As mentioned above, the P&L demonstrates the commercial vision of the applicants and the expected business impact of the project. The more detailed the P&L the better, even though the evaluators know that these projections are quite preliminary (especially in low TRL or in big consortia projects). Nevertheless, a first financial forecast, at least of the key industrial members of each consortia always gives value to the applications.

The best way to present the P&L is through a table (in case that the applicants have a very extensive P&L statement, then you can include it in the Annex sections and extract the key information in the actual proposal), split in:

  • Rows that can consist of sales volume (in units, kgr, m2 – depending on the final product), revenues, costs and EBITDA (in euros) and the final return on investment (ROI). These are the basic information to be included, although any additional data such as detailed costs (e.g. personnel, direct/indirect costs) are more than welcome.
  • Columns, one per year after the end of the project. Although there is not a specific requirement from the EC template regarding the number of years, a 5-year projection period is the common practise. The reason is that 5 years is a period that the innovation shall prove its market potential, resulting not only in a full payback of the initial investment but also in a promising ROI. Nevertheless, in projects with non-physical final product (e.g. a mobile application), the market entrance shall be more rapid. This is mainly because of the nature of these products, as the development and innovation move at a much faster pace; thus, it is important to penetrate the market as fast as possible not to lose the first-mover advantage.

Proposal tip: A satisfactory payback time is within 2 to 3 years after the end of the project, whilst a promising ROI can be anything more than 4 or 5 at Y5 after commercialisation.

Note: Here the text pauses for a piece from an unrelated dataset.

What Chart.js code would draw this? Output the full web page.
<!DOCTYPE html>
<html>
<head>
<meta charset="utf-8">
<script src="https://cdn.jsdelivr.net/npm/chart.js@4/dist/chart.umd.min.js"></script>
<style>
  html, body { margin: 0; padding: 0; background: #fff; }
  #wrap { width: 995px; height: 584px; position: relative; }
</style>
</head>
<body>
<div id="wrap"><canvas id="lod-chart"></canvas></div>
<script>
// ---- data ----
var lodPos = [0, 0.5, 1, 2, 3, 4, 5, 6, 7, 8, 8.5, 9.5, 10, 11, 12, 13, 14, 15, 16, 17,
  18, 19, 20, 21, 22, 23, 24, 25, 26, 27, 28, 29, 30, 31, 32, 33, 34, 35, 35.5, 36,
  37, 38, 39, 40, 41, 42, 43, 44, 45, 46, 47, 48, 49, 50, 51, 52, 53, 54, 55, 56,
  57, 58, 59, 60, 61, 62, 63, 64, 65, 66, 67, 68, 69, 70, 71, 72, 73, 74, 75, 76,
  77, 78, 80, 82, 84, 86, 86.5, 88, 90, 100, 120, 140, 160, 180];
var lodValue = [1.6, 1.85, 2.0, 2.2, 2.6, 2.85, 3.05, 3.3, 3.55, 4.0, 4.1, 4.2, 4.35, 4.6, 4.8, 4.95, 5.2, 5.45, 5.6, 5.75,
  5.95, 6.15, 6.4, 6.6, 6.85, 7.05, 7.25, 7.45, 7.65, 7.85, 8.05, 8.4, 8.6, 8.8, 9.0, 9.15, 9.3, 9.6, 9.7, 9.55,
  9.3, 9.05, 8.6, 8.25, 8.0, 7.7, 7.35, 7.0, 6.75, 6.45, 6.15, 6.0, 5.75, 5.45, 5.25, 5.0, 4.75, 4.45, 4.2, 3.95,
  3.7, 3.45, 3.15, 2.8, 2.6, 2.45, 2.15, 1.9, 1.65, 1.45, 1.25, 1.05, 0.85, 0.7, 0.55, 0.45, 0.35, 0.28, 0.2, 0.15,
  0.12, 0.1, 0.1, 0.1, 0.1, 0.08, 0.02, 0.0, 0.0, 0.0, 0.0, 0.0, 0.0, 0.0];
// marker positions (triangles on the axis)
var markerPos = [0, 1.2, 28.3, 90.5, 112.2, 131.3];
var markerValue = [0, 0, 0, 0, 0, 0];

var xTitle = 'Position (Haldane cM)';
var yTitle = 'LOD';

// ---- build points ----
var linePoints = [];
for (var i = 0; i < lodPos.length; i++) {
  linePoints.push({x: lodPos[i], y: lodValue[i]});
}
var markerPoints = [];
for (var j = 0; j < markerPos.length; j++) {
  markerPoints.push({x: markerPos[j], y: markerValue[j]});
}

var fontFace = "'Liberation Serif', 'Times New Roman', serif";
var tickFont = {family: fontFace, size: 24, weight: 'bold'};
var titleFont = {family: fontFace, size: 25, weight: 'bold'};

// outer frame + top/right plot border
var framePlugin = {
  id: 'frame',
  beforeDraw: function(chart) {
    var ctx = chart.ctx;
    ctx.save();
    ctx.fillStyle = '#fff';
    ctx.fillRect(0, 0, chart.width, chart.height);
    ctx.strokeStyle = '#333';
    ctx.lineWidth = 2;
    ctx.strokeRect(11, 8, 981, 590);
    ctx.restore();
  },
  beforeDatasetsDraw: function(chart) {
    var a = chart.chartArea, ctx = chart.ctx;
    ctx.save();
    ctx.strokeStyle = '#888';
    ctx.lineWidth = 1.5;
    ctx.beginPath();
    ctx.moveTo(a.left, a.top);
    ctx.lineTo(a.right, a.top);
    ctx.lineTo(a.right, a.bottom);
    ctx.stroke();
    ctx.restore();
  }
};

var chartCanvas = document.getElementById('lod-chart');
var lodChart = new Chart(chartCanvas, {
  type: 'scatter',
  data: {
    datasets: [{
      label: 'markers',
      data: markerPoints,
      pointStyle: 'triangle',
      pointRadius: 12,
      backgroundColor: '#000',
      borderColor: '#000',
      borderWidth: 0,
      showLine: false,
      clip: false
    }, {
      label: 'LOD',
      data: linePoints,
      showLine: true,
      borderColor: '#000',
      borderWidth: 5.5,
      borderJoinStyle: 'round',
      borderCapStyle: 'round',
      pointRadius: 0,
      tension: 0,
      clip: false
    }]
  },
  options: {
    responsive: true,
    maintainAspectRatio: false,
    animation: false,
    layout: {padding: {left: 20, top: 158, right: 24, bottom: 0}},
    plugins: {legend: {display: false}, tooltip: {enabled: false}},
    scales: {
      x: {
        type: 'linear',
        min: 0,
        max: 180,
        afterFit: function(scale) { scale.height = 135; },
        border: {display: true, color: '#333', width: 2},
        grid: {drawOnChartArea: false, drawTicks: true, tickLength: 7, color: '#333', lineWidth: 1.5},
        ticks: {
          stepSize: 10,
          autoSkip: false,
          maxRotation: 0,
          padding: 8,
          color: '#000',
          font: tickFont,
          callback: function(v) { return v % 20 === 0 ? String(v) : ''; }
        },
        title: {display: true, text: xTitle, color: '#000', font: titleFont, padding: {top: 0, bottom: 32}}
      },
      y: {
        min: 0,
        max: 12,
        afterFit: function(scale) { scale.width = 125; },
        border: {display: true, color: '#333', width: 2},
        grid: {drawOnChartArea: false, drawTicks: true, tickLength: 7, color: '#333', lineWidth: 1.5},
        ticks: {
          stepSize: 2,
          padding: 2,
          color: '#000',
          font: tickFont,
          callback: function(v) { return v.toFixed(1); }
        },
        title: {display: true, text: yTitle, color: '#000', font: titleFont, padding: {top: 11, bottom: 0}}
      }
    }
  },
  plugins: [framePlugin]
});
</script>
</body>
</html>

But, how do we calculate the ROI?

The official ROI equation is the following: ROI = (Cumulative profit – Investment) / Investment where cumulative profit is the EBITDA from Y1 after the end of the project and the Investment is the total funds used (including investment to reach the current stage of development before the EU grant, the EU grant itself and the own contribution of the applicants, if applicable). Yet, to present an even more impressive ROI, you can skip the investment made by the applicants before the start of the project and focus only on the EU project itself.

Furthermore, although not financially relevant, the applicants need to consider the growth of their teams during and after the project. As such, an estimation of the new jobs that will be created (i) during the EU project; and (ii) for the forecast period after its end are good to be included in the proposal, as well as a brief description of the nature of these jobs (e.g. R&D, production, technician, administrative, sales & marketing)

With the basic highlights above regarding presenting a detailed business plan in your Horizon Europe, we believe that you have the core basis to set up a solid commercialisation plan to attract the attention of the evaluators.